BELLEVUE Bellevue City Schools are digging nearly $7,500 out of their pockets after receiving a
Sandusky Register Staff
May 24, 2010

BELLEVUE

Bellevue City Schools are digging nearly $7,500 out of their pockets after receiving a statement for July's legal fees.

The legal bill was racked up by school board leaders James Linder and Martin Shelley. Earlier this summer, the two filed temporary protection orders against former Bellevue schools Superintendent Jim Lahoski after he confronted them at their homes to talk about "school issues."

Considering the two men have a long, controversial track record of disagreements with Lahoski, they feared for their families and took their concerns to Margaret O'Bryon, one of the board's attorneys.

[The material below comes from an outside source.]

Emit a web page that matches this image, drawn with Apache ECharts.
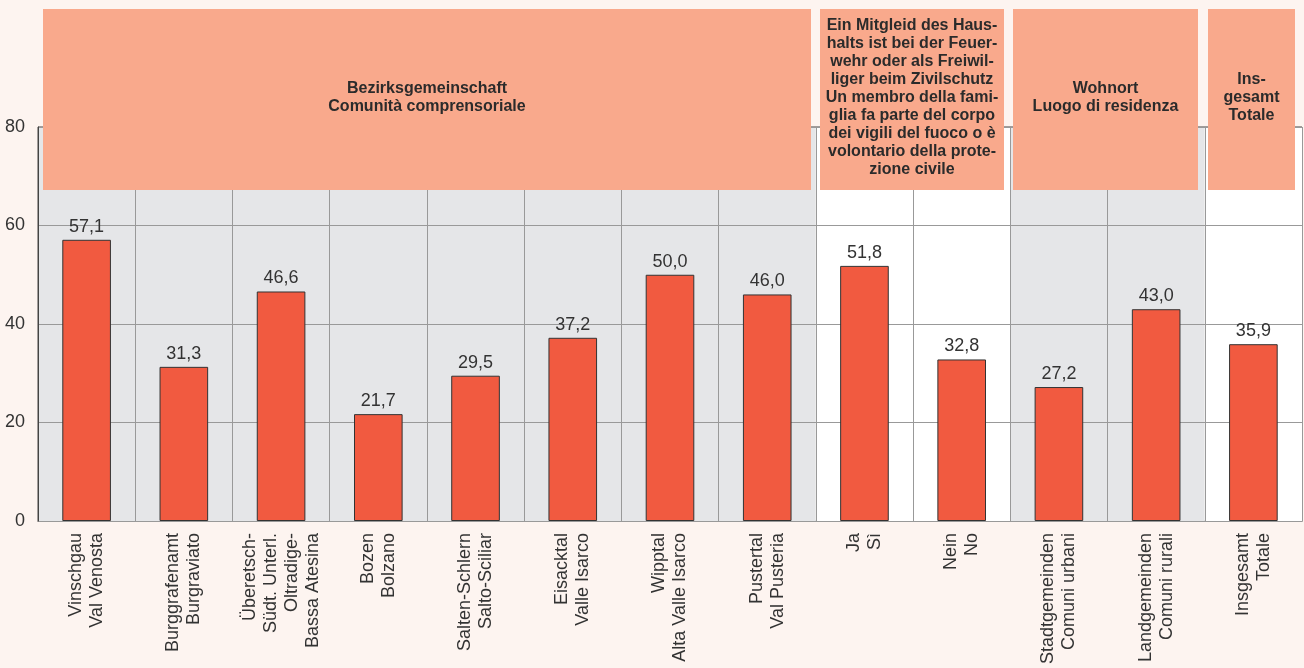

Lahoski's attorney, John Meyer, described the accusations as "the fantasies of these two men and what they wanted to happen ... These men are trying to use the system to fight back."

The temporary protection orders were later dismissed in court, but not without a legal bill for what some Bellevue residents consider to be a "big waste of time."

"This is ridiculous," said Shawn Thoyer, a Bellevue resident. "Our money is going to fight these clowns' absurd legal fees instead of buying our kids books. The board members involved in this shouldn't have to fear Lahoski, they should fear the people who pay taxes who've had to put up with their immature actions."

The district's treasurer, Nancy Beier, said the legal fees from the board's firm, Stumphauzer and O'Toole, totaled $7,431.25.

Beier said the amount will be taken from the general fund, the fund that contributes to most of the school district's purchases and investments. The fund is made up of state and local taxpayer money.

Linder and Shelley still have a small window left to appeal the dismissal motion, but O'Bryon said at this time she is unsure if further action will be taken.

If the men choose not to appeal, Lahoski can petition to regain ownership of the firearms that were confiscated by the Sandusky County Sheriff's department after the orders were issued, but prior to the court hearings.

Lahoski said these were his own private collection as well as weapons passed down from family members.

Shelley and Linder declined comment.